» Supplied information
================================
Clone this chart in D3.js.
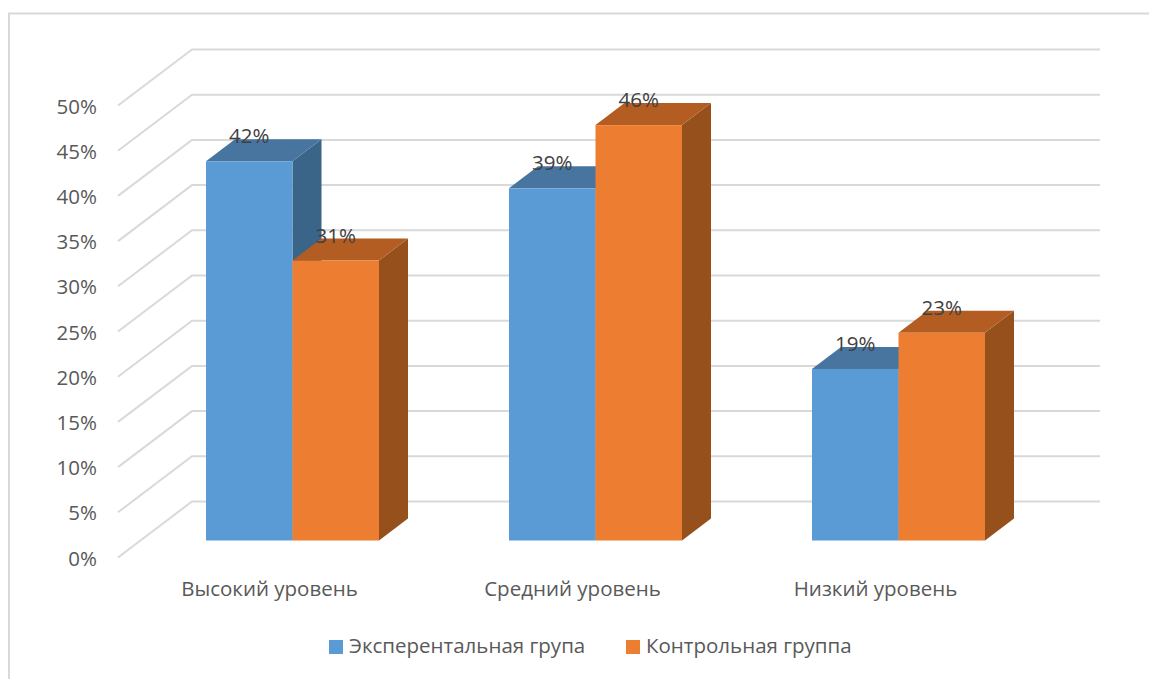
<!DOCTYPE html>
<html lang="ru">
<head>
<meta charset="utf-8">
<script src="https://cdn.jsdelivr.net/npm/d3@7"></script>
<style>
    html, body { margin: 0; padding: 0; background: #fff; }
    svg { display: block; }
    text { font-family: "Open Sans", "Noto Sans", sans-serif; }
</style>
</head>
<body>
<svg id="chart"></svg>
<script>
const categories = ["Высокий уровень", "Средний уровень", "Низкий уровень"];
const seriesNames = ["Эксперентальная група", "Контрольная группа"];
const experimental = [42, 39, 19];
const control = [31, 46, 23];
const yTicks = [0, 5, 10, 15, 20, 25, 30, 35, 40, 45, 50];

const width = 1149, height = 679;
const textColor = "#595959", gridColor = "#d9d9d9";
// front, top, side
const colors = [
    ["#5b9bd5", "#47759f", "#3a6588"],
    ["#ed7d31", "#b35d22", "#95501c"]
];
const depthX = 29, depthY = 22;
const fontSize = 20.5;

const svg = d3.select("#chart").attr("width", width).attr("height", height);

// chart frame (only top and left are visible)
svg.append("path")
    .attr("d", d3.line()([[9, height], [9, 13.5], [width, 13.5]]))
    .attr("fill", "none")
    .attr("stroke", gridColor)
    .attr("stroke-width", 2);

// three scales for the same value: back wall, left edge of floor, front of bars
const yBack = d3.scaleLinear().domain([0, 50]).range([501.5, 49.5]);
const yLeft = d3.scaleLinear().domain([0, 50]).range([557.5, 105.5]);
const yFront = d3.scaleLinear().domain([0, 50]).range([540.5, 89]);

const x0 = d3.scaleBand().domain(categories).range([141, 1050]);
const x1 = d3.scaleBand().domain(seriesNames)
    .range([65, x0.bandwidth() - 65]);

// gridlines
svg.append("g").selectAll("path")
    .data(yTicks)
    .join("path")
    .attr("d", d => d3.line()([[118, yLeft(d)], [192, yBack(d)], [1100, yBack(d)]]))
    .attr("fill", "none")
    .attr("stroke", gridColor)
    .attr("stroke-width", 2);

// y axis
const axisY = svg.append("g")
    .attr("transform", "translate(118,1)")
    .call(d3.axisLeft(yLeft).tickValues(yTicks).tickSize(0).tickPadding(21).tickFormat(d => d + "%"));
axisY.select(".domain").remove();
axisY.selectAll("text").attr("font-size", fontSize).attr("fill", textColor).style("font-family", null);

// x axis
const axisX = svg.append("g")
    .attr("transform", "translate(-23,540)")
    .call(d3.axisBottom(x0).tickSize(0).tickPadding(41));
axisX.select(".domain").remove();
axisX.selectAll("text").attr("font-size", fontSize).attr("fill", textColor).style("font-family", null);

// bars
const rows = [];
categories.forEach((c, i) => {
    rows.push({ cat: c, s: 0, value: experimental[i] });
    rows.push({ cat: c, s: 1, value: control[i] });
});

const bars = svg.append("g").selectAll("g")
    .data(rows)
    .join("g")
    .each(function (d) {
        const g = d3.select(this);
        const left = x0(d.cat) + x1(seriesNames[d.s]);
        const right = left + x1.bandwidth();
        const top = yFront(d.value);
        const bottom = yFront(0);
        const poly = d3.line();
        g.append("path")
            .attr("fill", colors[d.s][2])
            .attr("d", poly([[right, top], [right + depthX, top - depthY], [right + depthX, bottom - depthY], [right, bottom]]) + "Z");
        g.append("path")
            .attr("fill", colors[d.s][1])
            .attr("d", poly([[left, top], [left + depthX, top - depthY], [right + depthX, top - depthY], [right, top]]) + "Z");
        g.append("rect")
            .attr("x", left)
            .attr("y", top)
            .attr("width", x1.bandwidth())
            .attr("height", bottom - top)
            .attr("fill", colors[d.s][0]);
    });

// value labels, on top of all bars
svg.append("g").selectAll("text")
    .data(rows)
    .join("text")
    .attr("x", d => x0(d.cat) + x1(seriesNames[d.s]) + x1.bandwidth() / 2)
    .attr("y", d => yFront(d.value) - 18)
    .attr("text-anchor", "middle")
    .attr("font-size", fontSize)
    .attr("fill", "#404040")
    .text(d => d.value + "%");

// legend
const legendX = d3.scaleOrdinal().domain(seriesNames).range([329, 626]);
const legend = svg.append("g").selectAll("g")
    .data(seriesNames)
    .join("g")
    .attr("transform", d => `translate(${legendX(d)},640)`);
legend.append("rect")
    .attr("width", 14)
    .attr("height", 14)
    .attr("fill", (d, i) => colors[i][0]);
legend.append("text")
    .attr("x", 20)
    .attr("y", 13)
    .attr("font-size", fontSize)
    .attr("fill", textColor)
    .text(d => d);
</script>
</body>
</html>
================================
» Work instructions
Only lines with the string "this" belong in your answer; copy each one.

» Task solution
Clone this chart in D3.js.
        const g = d3.select(this);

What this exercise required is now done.